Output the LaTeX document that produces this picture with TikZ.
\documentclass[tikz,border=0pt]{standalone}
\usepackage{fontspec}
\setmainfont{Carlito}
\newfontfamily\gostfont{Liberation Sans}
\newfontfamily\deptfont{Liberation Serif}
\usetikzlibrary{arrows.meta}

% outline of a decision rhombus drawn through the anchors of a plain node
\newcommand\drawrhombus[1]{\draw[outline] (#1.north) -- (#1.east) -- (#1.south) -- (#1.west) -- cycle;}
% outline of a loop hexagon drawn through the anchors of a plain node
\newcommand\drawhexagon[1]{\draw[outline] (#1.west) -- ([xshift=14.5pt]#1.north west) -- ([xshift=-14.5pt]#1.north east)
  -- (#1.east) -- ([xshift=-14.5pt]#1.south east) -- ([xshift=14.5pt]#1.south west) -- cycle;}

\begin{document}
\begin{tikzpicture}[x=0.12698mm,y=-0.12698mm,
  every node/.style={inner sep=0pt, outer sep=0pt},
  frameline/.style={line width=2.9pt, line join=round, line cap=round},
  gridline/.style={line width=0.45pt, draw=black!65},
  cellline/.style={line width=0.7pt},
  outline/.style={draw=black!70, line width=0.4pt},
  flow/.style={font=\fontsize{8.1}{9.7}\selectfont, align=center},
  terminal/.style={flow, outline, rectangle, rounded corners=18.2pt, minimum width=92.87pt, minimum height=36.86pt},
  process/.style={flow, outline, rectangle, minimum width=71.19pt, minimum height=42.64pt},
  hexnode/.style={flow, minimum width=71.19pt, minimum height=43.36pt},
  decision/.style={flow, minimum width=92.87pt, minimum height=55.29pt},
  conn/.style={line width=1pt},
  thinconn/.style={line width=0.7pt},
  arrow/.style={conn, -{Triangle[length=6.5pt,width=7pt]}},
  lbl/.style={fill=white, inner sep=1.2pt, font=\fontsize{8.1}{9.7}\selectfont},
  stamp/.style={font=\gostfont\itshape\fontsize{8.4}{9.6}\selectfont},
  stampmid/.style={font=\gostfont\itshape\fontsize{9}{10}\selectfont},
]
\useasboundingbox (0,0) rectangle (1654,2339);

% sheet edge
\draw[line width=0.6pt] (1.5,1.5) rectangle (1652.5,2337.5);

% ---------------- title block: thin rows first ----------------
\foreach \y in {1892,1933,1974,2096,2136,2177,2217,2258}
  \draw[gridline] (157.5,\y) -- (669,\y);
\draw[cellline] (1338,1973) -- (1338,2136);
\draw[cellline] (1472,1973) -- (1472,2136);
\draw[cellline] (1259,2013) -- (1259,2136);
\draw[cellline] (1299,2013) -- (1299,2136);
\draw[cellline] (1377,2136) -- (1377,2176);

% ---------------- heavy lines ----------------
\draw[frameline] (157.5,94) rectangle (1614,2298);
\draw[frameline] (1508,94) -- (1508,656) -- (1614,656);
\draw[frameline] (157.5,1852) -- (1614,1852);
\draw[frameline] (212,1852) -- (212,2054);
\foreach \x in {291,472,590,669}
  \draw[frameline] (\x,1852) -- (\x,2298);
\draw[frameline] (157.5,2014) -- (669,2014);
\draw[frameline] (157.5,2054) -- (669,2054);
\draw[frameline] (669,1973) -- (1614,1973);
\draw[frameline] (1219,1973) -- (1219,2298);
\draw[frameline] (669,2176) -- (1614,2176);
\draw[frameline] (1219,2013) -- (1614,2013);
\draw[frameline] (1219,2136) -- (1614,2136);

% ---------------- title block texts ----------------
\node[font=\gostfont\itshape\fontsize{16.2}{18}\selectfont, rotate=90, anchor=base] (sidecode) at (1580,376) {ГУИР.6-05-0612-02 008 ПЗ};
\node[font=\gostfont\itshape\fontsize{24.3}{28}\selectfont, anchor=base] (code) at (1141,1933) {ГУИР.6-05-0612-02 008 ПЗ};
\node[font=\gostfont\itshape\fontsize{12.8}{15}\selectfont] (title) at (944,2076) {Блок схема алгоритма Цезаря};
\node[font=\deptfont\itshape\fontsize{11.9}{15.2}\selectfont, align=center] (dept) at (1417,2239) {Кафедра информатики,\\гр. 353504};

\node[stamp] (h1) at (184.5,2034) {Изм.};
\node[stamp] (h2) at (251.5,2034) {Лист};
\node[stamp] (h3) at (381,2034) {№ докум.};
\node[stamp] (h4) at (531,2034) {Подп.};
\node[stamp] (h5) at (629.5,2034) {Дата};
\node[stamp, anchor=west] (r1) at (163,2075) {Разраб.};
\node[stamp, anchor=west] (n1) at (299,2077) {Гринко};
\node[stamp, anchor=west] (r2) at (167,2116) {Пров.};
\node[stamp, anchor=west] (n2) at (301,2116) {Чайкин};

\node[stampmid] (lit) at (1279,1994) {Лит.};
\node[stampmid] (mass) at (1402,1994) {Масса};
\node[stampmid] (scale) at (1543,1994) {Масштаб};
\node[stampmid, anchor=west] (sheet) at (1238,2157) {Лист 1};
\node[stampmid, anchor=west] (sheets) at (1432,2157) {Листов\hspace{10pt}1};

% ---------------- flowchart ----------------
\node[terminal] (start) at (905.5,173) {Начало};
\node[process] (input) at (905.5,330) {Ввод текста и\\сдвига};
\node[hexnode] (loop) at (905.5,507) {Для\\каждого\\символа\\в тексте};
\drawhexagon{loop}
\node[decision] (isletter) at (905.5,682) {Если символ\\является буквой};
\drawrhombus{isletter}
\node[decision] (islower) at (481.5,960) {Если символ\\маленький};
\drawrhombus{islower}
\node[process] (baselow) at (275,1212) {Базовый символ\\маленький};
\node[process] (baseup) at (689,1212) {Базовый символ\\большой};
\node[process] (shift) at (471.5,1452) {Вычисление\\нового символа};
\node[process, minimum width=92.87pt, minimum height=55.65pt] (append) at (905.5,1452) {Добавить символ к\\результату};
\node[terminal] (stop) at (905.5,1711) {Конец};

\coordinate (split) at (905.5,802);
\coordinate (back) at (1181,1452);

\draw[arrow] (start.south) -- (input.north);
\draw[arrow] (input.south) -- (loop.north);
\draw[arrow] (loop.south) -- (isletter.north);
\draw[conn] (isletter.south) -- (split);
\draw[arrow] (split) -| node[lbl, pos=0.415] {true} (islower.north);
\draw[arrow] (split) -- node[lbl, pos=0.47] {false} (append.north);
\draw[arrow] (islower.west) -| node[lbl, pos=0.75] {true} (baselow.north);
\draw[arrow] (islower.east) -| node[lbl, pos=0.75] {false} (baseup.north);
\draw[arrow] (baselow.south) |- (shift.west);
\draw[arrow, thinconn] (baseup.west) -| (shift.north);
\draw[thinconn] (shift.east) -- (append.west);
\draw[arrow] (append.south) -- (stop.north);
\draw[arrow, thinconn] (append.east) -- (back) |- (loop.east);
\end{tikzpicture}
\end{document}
--
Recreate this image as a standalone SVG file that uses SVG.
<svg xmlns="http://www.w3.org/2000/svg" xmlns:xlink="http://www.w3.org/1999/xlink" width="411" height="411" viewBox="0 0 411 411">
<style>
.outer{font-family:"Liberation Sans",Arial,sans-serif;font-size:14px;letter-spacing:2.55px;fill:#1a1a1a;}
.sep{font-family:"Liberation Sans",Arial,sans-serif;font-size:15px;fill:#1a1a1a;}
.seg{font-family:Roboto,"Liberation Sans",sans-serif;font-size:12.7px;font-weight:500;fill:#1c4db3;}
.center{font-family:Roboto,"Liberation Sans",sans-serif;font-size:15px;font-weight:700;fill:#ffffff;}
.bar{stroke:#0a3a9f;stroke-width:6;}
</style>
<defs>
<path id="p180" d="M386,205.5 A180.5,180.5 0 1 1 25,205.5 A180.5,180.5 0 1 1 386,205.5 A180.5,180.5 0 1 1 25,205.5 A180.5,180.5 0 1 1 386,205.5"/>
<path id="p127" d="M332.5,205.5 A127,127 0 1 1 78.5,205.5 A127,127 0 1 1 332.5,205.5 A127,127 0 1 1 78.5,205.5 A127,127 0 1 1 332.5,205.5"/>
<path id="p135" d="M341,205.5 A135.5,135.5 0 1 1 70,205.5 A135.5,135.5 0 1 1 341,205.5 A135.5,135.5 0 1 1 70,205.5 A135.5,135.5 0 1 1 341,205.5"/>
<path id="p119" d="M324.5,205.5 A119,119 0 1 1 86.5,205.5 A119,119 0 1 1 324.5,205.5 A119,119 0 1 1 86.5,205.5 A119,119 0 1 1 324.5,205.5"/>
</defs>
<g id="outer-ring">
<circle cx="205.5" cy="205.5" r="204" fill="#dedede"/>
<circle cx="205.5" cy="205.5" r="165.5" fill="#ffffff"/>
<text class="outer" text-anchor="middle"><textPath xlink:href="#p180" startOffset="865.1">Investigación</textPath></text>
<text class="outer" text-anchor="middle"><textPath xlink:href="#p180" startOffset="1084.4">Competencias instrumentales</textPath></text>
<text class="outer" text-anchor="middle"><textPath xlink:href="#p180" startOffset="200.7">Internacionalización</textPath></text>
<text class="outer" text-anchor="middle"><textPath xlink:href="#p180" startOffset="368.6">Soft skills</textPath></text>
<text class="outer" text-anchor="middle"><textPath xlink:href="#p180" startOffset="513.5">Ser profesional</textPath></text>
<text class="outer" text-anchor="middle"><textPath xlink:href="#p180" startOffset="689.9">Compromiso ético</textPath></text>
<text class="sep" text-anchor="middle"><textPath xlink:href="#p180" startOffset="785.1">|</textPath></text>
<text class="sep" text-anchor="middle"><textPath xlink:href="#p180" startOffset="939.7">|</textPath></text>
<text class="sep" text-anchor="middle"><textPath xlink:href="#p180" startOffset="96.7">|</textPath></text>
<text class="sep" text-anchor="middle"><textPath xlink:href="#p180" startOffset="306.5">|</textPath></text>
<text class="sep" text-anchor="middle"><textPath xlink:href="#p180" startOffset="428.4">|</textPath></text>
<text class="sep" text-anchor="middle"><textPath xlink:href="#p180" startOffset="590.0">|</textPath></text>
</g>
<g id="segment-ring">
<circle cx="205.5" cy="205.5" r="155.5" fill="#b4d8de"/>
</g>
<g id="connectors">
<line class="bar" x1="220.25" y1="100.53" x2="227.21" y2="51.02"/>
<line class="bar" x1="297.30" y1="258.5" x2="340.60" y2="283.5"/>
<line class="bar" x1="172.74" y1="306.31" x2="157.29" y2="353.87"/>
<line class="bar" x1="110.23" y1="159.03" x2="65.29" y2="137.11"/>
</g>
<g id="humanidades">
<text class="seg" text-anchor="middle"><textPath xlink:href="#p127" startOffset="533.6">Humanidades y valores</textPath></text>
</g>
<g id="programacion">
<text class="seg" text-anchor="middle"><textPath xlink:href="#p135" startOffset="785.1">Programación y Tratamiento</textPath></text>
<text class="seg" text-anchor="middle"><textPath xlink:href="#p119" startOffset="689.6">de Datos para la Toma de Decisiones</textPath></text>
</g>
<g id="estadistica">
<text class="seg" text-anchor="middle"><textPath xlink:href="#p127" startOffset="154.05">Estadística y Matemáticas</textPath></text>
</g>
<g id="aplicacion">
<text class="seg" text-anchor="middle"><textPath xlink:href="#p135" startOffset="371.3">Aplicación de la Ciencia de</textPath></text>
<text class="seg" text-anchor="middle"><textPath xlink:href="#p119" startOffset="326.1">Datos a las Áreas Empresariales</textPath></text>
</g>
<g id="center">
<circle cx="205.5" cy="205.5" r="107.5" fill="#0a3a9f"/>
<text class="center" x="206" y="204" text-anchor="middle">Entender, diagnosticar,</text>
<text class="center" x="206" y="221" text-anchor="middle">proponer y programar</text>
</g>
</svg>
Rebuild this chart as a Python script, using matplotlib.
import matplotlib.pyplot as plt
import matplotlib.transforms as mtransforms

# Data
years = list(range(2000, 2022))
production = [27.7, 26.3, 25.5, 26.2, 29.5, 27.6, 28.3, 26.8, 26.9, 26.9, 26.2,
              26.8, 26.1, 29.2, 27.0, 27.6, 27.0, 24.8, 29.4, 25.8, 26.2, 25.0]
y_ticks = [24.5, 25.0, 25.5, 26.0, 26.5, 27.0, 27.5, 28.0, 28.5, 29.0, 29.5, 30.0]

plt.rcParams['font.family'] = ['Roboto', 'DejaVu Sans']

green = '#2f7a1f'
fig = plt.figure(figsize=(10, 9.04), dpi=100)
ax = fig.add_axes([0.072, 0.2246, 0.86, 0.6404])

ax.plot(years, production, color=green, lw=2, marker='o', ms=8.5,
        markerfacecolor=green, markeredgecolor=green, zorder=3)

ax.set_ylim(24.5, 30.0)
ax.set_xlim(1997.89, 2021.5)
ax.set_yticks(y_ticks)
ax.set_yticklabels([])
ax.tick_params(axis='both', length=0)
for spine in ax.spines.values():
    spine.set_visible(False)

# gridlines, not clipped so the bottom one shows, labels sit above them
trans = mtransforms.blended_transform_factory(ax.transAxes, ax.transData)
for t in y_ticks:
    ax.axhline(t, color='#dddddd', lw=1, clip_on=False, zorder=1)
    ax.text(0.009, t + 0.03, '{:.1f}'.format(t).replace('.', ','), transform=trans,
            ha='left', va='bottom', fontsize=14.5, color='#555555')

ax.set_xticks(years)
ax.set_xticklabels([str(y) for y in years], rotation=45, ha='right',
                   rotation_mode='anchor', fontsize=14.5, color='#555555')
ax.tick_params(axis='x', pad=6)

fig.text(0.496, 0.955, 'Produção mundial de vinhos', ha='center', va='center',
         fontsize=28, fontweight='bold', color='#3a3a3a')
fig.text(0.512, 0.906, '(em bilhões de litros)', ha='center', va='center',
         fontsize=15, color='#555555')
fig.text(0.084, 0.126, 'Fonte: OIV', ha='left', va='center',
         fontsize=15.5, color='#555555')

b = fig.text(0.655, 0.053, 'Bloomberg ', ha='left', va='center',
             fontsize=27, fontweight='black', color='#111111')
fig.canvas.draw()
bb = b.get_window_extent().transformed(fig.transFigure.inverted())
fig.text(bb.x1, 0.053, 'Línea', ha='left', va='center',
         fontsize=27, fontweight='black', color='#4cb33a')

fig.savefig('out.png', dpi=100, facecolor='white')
...
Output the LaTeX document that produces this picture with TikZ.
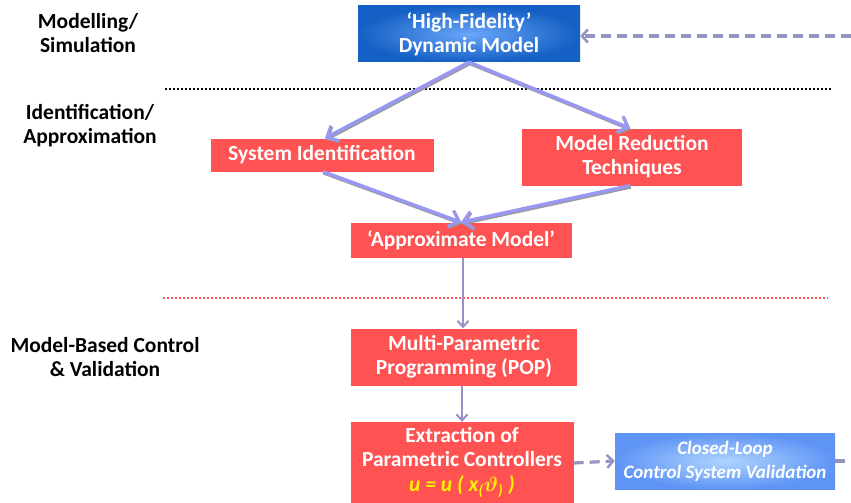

Given problem :: Return only the stretch of the material above from the line holding "Rebuild this chart" through the line holding "spine.set_visible(False)", copied exactly.

Written response ::
Rebuild this chart as a Python script, using matplotlib.
import matplotlib.pyplot as plt
import matplotlib.transforms as mtransforms

# Data
years = list(range(2000, 2022))
production = [27.7, 26.3, 25.5, 26.2, 29.5, 27.6, 28.3, 26.8, 26.9, 26.9, 26.2,
              26.8, 26.1, 29.2, 27.0, 27.6, 27.0, 24.8, 29.4, 25.8, 26.2, 25.0]
y_ticks = [24.5, 25.0, 25.5, 26.0, 26.5, 27.0, 27.5, 28.0, 28.5, 29.0, 29.5, 30.0]

plt.rcParams['font.family'] = ['Roboto', 'DejaVu Sans']

green = '#2f7a1f'
fig = plt.figure(figsize=(10, 9.04), dpi=100)
ax = fig.add_axes([0.072, 0.2246, 0.86, 0.6404])

ax.plot(years, production, color=green, lw=2, marker='o', ms=8.5,
        markerfacecolor=green, markeredgecolor=green, zorder=3)

ax.set_ylim(24.5, 30.0)
ax.set_xlim(1997.89, 2021.5)
ax.set_yticks(y_ticks)
ax.set_yticklabels([])
ax.tick_params(axis='both', length=0)
for spine in ax.spines.values():
    spine.set_visible(False)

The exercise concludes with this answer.